Maar deze zin in het overzichtsartikel van Marcel Lever zette me aan het denken: “De opbouw van een aanvullend pensioen van 75 procent middelloon in veertig jaar tijd met een hoge mate van zekerheid is bij een langdurig lage rente nogal kostbaar.”

Dit leek me sterk: mijn pensioenpremie is 24 procent. Als ik dat veertig jaar afdraag, zou ik daarvan toch wel achttien jaar mijn AOW moeten kunnen aanvullen tot 75 procent van het middelloon? Zeker als dat met een beetje risico belegd wordt.

Maar Marcel Lever is de pensioenexpert van het CPB en een van de weinige mensen die kan berekenen hoe duur pensioenhervormingen zijn en wie daarvoor nou echt betaalt. Ik besloot het op de spreekwoordelijke achterkant van een bierviltje na te rekenen voor iemand die een modaal salaris ­verdient (voor de liefhebber: de Excelberekening is online te vinden en gaat uit van een gemiddeld beleggingsrendement van 2,4 procent bovenop de lange risicovrije rente).

Bij een lange risicovrije rente van 2 procent is 75 procent van een middelloon haalbaar. De 2,2 in de zesde kolom van ­tabel 1 geeft aan dat er na de gemiddelde levensverwachting nog 2,2 uitkeringsjaren over zijn. Bij een lagere risicovrije ­rente is er een tekort. Dat betekent dat 75 procent middelloon niet haalbaar is, maar 65 procent bijvoorbeeld wel. Ik moet Marcel Lever helaas gelijk geven.

https://docs.google.com/spreadsheets/d/1zpMHnD5pGpLZhowRowMBfVmIbv79oLkGOUCA4CR84V4/edit?usp=sharing

Dat roept natuurlijk de vraag op wat we met deze constatering moeten. Behalve boos worden op Draghi, de stijgende levensverwachting of de financiële markt, lijkt het me verstandig om eens kritisch te kijken naar wat er nou echt toe doet bij de totstandkoming van een goed pensioen.

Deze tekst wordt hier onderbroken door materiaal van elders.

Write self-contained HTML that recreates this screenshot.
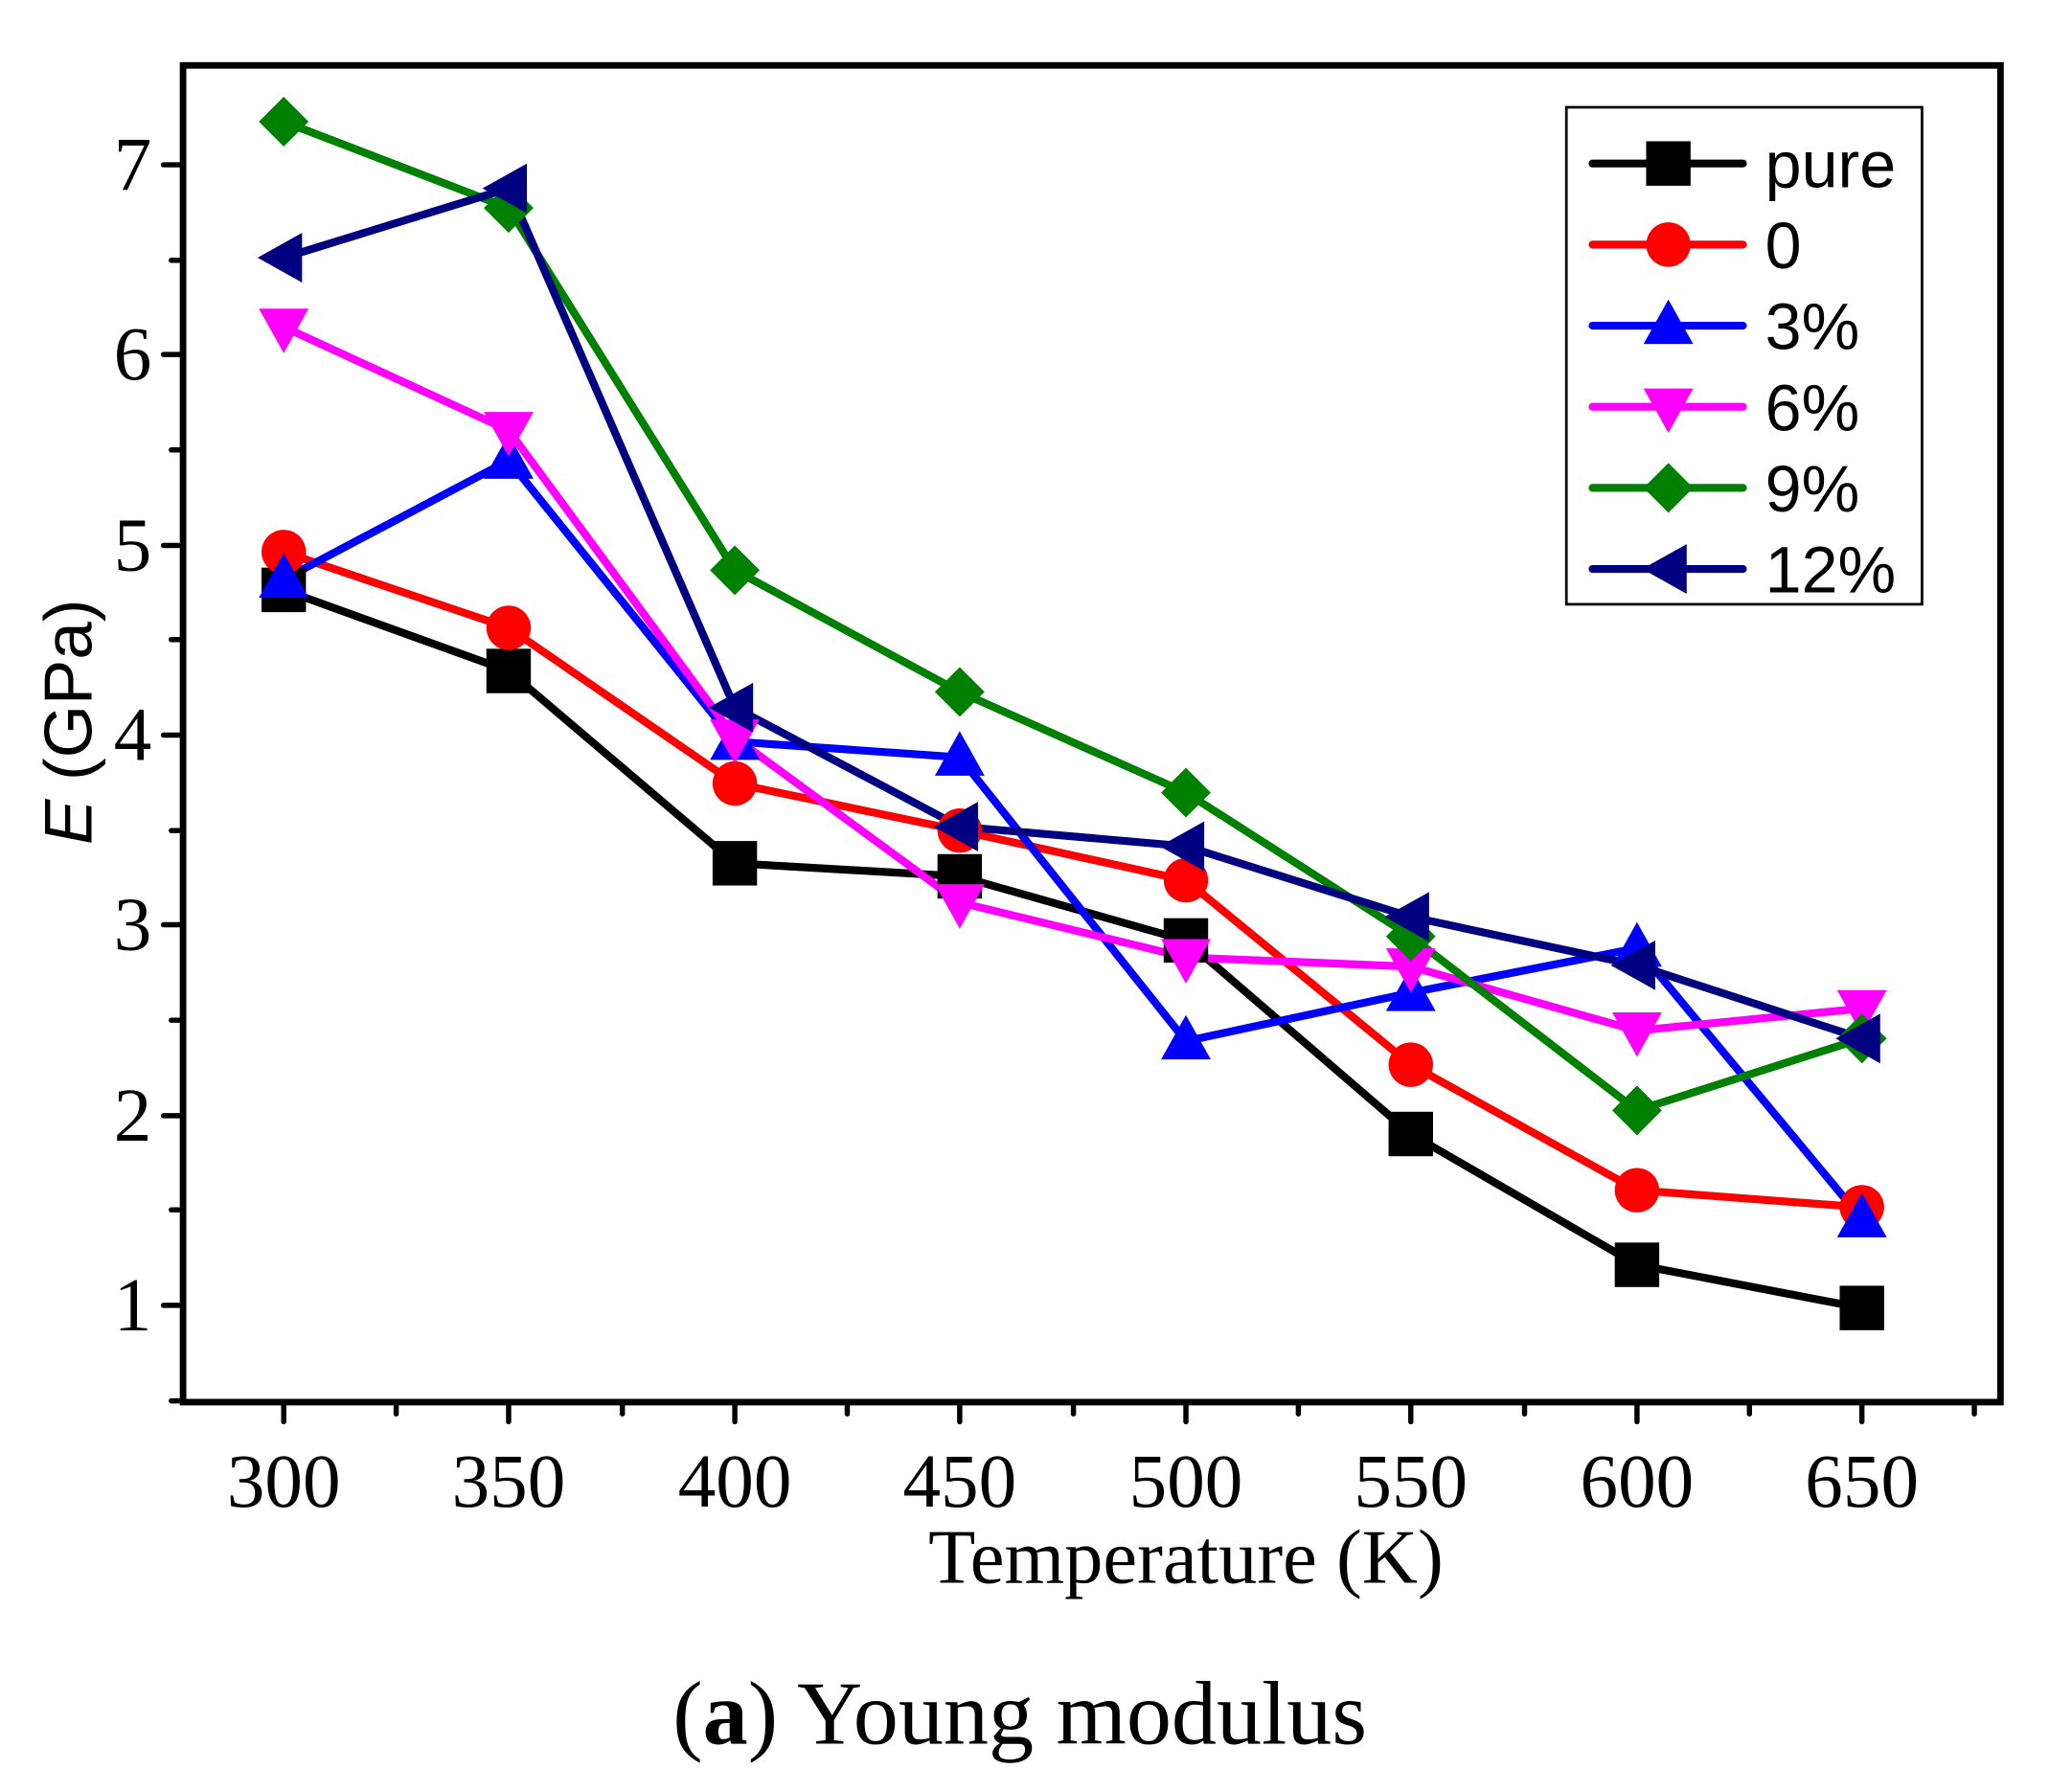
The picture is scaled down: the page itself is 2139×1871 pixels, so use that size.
<!DOCTYPE html>
<html><head><meta charset="utf-8"><style>
html,body{margin:0;padding:0;background:#fff;}
svg{display:block;}
</style></head><body>
<svg width="2139" height="1871" viewBox="0 0 1553 1355" preserveAspectRatio="none" xmlns="http://www.w3.org/2000/svg">
<rect width="1553" height="1355" fill="#fff"/>
<defs>
<rect id="sq" x="-17" y="-17" width="34" height="34" fill="#000"/>
<circle id="ci" r="17" fill="#ff0000"/>
<polygon id="tu" points="0,-20 19,14 -19,14" fill="#0000ff"/>
<polygon id="td" points="0,20 19,-14 -19,-14" fill="#ff00ff"/>
<polygon id="di" points="0,-19 19,0 0,19 -19,0" fill="#008000"/>
<polygon id="tl" points="-20,0 14,-19 14,19" fill="#000080"/>
</defs>
<g transform="scale(0.991,0.989)">
<g stroke="#000" stroke-width="5" fill="none">
<rect x="140" y="50" width="1390" height="1022"/>
</g>
<g stroke="#000" stroke-width="4" stroke-linecap="round">
<line x1="217" y1="1072" x2="217" y2="1087"/><line x1="389" y1="1072" x2="389" y2="1087"/><line x1="562" y1="1072" x2="562" y2="1087"/><line x1="734" y1="1072" x2="734" y2="1087"/><line x1="907" y1="1072" x2="907" y2="1087"/><line x1="1079" y1="1072" x2="1079" y2="1087"/><line x1="1252" y1="1072" x2="1252" y2="1087"/><line x1="1424" y1="1072" x2="1424" y2="1087"/>
<line x1="303" y1="1072" x2="303" y2="1081"/><line x1="476" y1="1072" x2="476" y2="1081"/><line x1="648" y1="1072" x2="648" y2="1081"/><line x1="821" y1="1072" x2="821" y2="1081"/><line x1="993" y1="1072" x2="993" y2="1081"/><line x1="1166" y1="1072" x2="1166" y2="1081"/><line x1="1338" y1="1072" x2="1338" y2="1081"/><line x1="1510" y1="1072" x2="1510" y2="1081"/>
<line x1="125" y1="998" x2="140" y2="998"/><line x1="125" y1="853" x2="140" y2="853"/><line x1="125" y1="707" x2="140" y2="707"/><line x1="125" y1="562" x2="140" y2="562"/><line x1="125" y1="417" x2="140" y2="417"/><line x1="125" y1="271" x2="140" y2="271"/><line x1="125" y1="126" x2="140" y2="126"/>
<line x1="131" y1="1071" x2="140" y2="1071"/><line x1="131" y1="925" x2="140" y2="925"/><line x1="131" y1="780" x2="140" y2="780"/><line x1="131" y1="635" x2="140" y2="635"/><line x1="131" y1="489" x2="140" y2="489"/><line x1="131" y1="344" x2="140" y2="344"/><line x1="131" y1="199" x2="140" y2="199"/>
</g>
<g font-family="Liberation Serif, serif" font-size="58" fill="#000" text-anchor="end">
<text x="116" y="1017">1</text><text x="116" y="872">2</text><text x="116" y="726">3</text><text x="116" y="581">4</text><text x="116" y="436">5</text><text x="116" y="290">6</text><text x="116" y="145">7</text>
</g>
<g font-family="Liberation Serif, serif" font-size="58" fill="#000" text-anchor="middle">
<text x="217" y="1152">300</text><text x="389" y="1152">350</text><text x="562" y="1152">400</text><text x="734" y="1152">450</text><text x="907" y="1152">500</text><text x="1079" y="1152">550</text><text x="1252" y="1152">600</text><text x="1424" y="1152">650</text>
<text x="907" y="1210" font-size="59">Temperature (K)</text>
<text x="780" y="1333" font-size="69">(<tspan font-weight="bold">a</tspan>) Young modulus</text>
</g>
<text transform="translate(70,552) rotate(-90)" font-family="Liberation Sans, sans-serif" font-size="52" text-anchor="middle"><tspan font-style="italic">E</tspan> (GPa)</text>

<g stroke-width="6" fill="none" stroke-linejoin="round">
<polyline stroke="#000" points="217,451 389,513 562,660 734,670 907,719 1079,867 1252,967 1424,1000"/>
<polyline stroke="#ff0000" points="217,422 389,480 562,599 734,635 907,673 1079,814 1252,910 1424,923"/>
<polyline stroke="#0000ff" points="217,443 389,352 562,567 734,579 907,796 1079,759 1252,725 1424,932"/>
<polyline stroke="#ff00ff" points="217,250 389,329 562,564 734,690 907,732 1079,739 1252,788 1424,771"/>
<polyline stroke="#008000" points="217,93 389,159 562,436 734,529 907,606 1079,716 1252,849 1424,794"/>
<polyline stroke="#000080" points="217,197 389,144 562,541 734,632 907,647 1079,701 1252,738 1424,794"/>
</g>
<g>
<use href="#sq" x="217" y="451"/><use href="#sq" x="389" y="513"/><use href="#sq" x="562" y="660"/><use href="#sq" x="734" y="670"/><use href="#sq" x="907" y="719"/><use href="#sq" x="1079" y="867"/><use href="#sq" x="1252" y="967"/><use href="#sq" x="1424" y="1000"/>
<use href="#ci" x="217" y="422"/><use href="#ci" x="389" y="480"/><use href="#ci" x="562" y="599"/><use href="#ci" x="734" y="635"/><use href="#ci" x="907" y="673"/><use href="#ci" x="1079" y="814"/><use href="#ci" x="1252" y="910"/><use href="#ci" x="1424" y="923"/>
<use href="#tu" x="217" y="443"/><use href="#tu" x="389" y="352"/><use href="#tu" x="562" y="567"/><use href="#tu" x="734" y="579"/><use href="#tu" x="907" y="796"/><use href="#tu" x="1079" y="759"/><use href="#tu" x="1252" y="725"/><use href="#tu" x="1424" y="932"/>
<use href="#td" x="217" y="250"/><use href="#td" x="389" y="329"/><use href="#td" x="562" y="564"/><use href="#td" x="734" y="690"/><use href="#td" x="907" y="732"/><use href="#td" x="1079" y="739"/><use href="#td" x="1252" y="788"/><use href="#td" x="1424" y="771"/>
<use href="#di" x="217" y="93"/><use href="#di" x="389" y="159"/><use href="#di" x="562" y="436"/><use href="#di" x="734" y="529"/><use href="#di" x="907" y="606"/><use href="#di" x="1079" y="716"/><use href="#di" x="1252" y="849"/><use href="#di" x="1424" y="794"/>
<use href="#tl" x="217" y="197"/><use href="#tl" x="389" y="144"/><use href="#tl" x="562" y="541"/><use href="#tl" x="734" y="632"/><use href="#tl" x="907" y="647"/><use href="#tl" x="1079" y="701"/><use href="#tl" x="1252" y="738"/><use href="#tl" x="1424" y="794"/>
</g>
<rect x="1198" y="82" width="272" height="380" fill="#fff" stroke="#000" stroke-width="2"/>
<g stroke-width="6" stroke-linecap="round">
<line x1="1218" y1="125" x2="1333" y2="125" stroke="#000"/>
<line x1="1218" y1="187" x2="1333" y2="187" stroke="#ff0000"/>
<line x1="1218" y1="249" x2="1333" y2="249" stroke="#0000ff"/>
<line x1="1218" y1="311" x2="1333" y2="311" stroke="#ff00ff"/>
<line x1="1218" y1="373" x2="1333" y2="373" stroke="#008000"/>
<line x1="1218" y1="435" x2="1333" y2="435" stroke="#000080"/>
</g>
<use href="#sq" x="1276" y="125"/><use href="#ci" x="1276" y="187"/><use href="#tu" x="1276" y="249"/><use href="#td" x="1276" y="311"/><use href="#di" x="1276" y="373"/><use href="#tl" x="1276" y="435"/>
<g font-family="Liberation Sans, sans-serif" font-size="50" fill="#000">
<text x="1350" y="143">pure</text><text x="1350" y="205">0</text><text x="1350" y="267">3%</text><text x="1350" y="329">6%</text><text x="1350" y="391">9%</text><text x="1350" y="453">12%</text>
</g>
</g>
</svg>
</body></html>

Keuzevrijheid en persoonlijke pensioenpotten zijn in dit opzicht minder relevant. Hierdoor krijgen mensen een ­pensioen dat beter op hun leven aansluit en is er duidelijkheid over wat ze krijgen, maar wordt de spaarpot niet groter. Voor dat laatste moeten we naar de prikkels voor het beleggingsbeleid en het beleggingsbeleid zelf kijken. Voor iedere ingelegde euro verdienen pensioenfondsen er twee bij door verstandig te beleggen.

Bijzonder relevant in dit themanummer over pensioenen zijn daarom de bijdragen van Jean Frijns, Theo van de Klundert en Anton van Nunen, en die van Jelle Mensonides. Zij leggen uit dat het huidige Financieel Toetsingskader pensioenfondsen, en met name fondsen met een lage dekkingsgraad, stimuleert om zeer defensief te beleg­gen. En Dirk Broeders, Kristy Jansen en Bas Werker laten zien dat fondsen dat inderdaad doen. Over oplossingen kun je twisten – en dat doen de ­auteurs dan ook – maar dat de polder te veel praat over het verdelen van pensioengeld en te weinig over het groter maken van de pensioenpot, is het derde punt om van te schrikken.